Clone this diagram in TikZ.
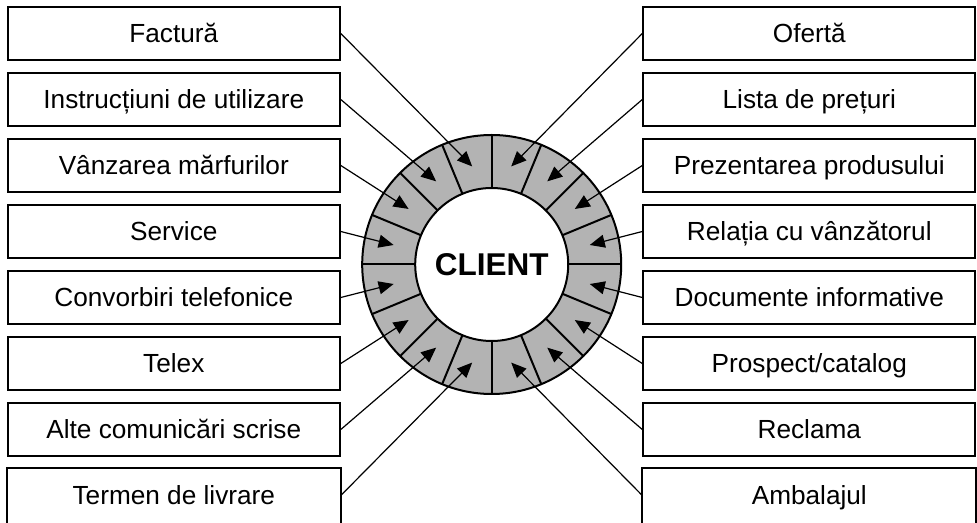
\documentclass[tikz,border=0pt]{standalone}
\usepackage{fontspec}
\setmainfont{Liberation Sans}
\usetikzlibrary{arrows.meta,calc}
\definecolor{ringgray}{RGB}{179,179,179}
\begin{document}
\begin{tikzpicture}[x=1pt,y=1pt,
  box/.style={draw, line width=2pt, minimum width=332pt, minimum height=52.4pt,
    inner sep=0pt, text height=24pt, text depth=5.2pt,
    font=\fontsize{26.2}{30}\selectfont},
  openbox/.style={box, draw=none},
  conn/.style={line width=1.2pt, -{Triangle[length=15pt,width=13pt]}},
  ringline/.style={line width=2pt}]
\useasboundingbox (0,0) rectangle (977,522);
\clip (0,0) rectangle (977,522);
\coordinate (C) at (491.7,257.5);
% ring
\fill[ringgray] (C) circle (129.5);
\fill[white] (C) circle (76.5);
\foreach \a in {0,22.5,...,337.5}
  \draw[ringline] ($(C)+(\a:76.5)$) -- ($(C)+(\a:129.5)$);
\draw[ringline] (C) circle (129.5) (C) circle (76.5);
\node[font=\fontsize{31.5}{36}\selectfont\bfseries, text height=28.6pt, text depth=6pt, inner sep=0pt] (client) at (C) {CLIENT};
% left boxes
\foreach \t [count=\i from 0] in {Factură,Instrucțiuni de utilizare,Vânzarea mărfurilor,Service,Convorbiri telefonice,Telex,Alte comunicări scrise}
  \node[box] (L\i) at (173.8,488.5-66*\i) {\t};
\node[openbox] (L7) at (173.8,488.5-66*7) {Termen de livrare};
\draw[line width=2pt] (L7.south west) -- (L7.north west) -- (L7.north east) -- (L7.south east);
% right boxes
\foreach \t [count=\i from 0] in {Ofertă,Lista de prețuri,Prezentarea produsului,Relația cu vânzătorul,Documente informative,Prospect/catalog,Reclama}
  \node[box] (R\i) at (809.3,488.5-66*\i) {\t};
\node[openbox] (R7) at (809.3,488.5-66*7) {Ambalajul};
\draw[line width=2pt] (R7.south west) -- (R7.north west) -- (R7.north east) -- (R7.south east);
% connectors
\foreach \i in {0,...,7} {
  \pgfmathsetmacro\angl{101.25+22.5*\i}
  \pgfmathsetmacro\angr{78.75-22.5*\i}
  \coordinate (tl\i) at ($(C)+(\angl:100)$);
  \coordinate (tr\i) at ($(C)+(\angr:100)$);
  \draw[conn] (L\i.east) -- (tl\i);
  \draw[conn] (R\i.west) -- (tr\i);
}
\end{tikzpicture}
\end{document}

• • •

Task prompt
All of the data needs repeating exactly, but the pictures do not.

Worked solution
Clone this diagram in TikZ.
\documentclass[tikz,border=0pt]{standalone}
\usepackage{fontspec}
\setmainfont{Liberation Sans}
\usetikzlibrary{arrows.meta,calc}
\definecolor{ringgray}{RGB}{179,179,179}
\begin{document}
\begin{tikzpicture}[x=1pt,y=1pt,
  box/.style={draw, line width=2pt, minimum width=332pt, minimum height=52.4pt,
    inner sep=0pt, text height=24pt, text depth=5.2pt,
    font=\fontsize{26.2}{30}\selectfont},
  openbox/.style={box, draw=none},
  conn/.style={line width=1.2pt, -{Triangle[length=15pt,width=13pt]}},
  ringline/.style={line width=2pt}]
\useasboundingbox (0,0) rectangle (977,522);
\clip (0,0) rectangle (977,522);
\coordinate (C) at (491.7,257.5);
% ring
\fill[ringgray] (C) circle (129.5);
\fill[white] (C) circle (76.5);
\foreach \a in {0,22.5,...,337.5}
  \draw[ringline] ($(C)+(\a:76.5)$) -- ($(C)+(\a:129.5)$);
\draw[ringline] (C) circle (129.5) (C) circle (76.5);
\node[font=\fontsize{31.5}{36}\selectfont\bfseries, text height=28.6pt, text depth=6pt, inner sep=0pt] (client) at (C) {CLIENT};
% left boxes
\foreach \t [count=\i from 0] in {Factură,Instrucțiuni de utilizare,Vânzarea mărfurilor,Service,Convorbiri telefonice,Telex,Alte comunicări scrise}
  \node[box] (L\i) at (173.8,488.5-66*\i) {\t};
\node[openbox] (L7) at (173.8,488.5-66*7) {Termen de livrare};
\draw[line width=2pt] (L7.south west) -- (L7.north west) -- (L7.north east) -- (L7.south east);
% right boxes
\foreach \t [count=\i from 0] in {Ofertă,Lista de prețuri,Prezentarea produsului,Relația cu vânzătorul,Documente informative,Prospect/catalog,Reclama}
  \node[box] (R\i) at (809.3,488.5-66*\i) {\t};
\node[openbox] (R7) at (809.3,488.5-66*7) {Ambalajul};
\draw[line width=2pt] (R7.south west) -- (R7.north west) -- (R7.north east) -- (R7.south east);
% connectors
\foreach \i in {0,...,7} {
  \pgfmathsetmacro\angl{101.25+22.5*\i}
  \pgfmathsetmacro\angr{78.75-22.5*\i}
  \coordinate (tl\i) at ($(C)+(\angl:100)$);
  \coordinate (tr\i) at ($(C)+(\angr:100)$);
  \draw[conn] (L\i.east) -- (tl\i);
  \draw[conn] (R\i.west) -- (tr\i);
}
\end{tikzpicture}
\end{document}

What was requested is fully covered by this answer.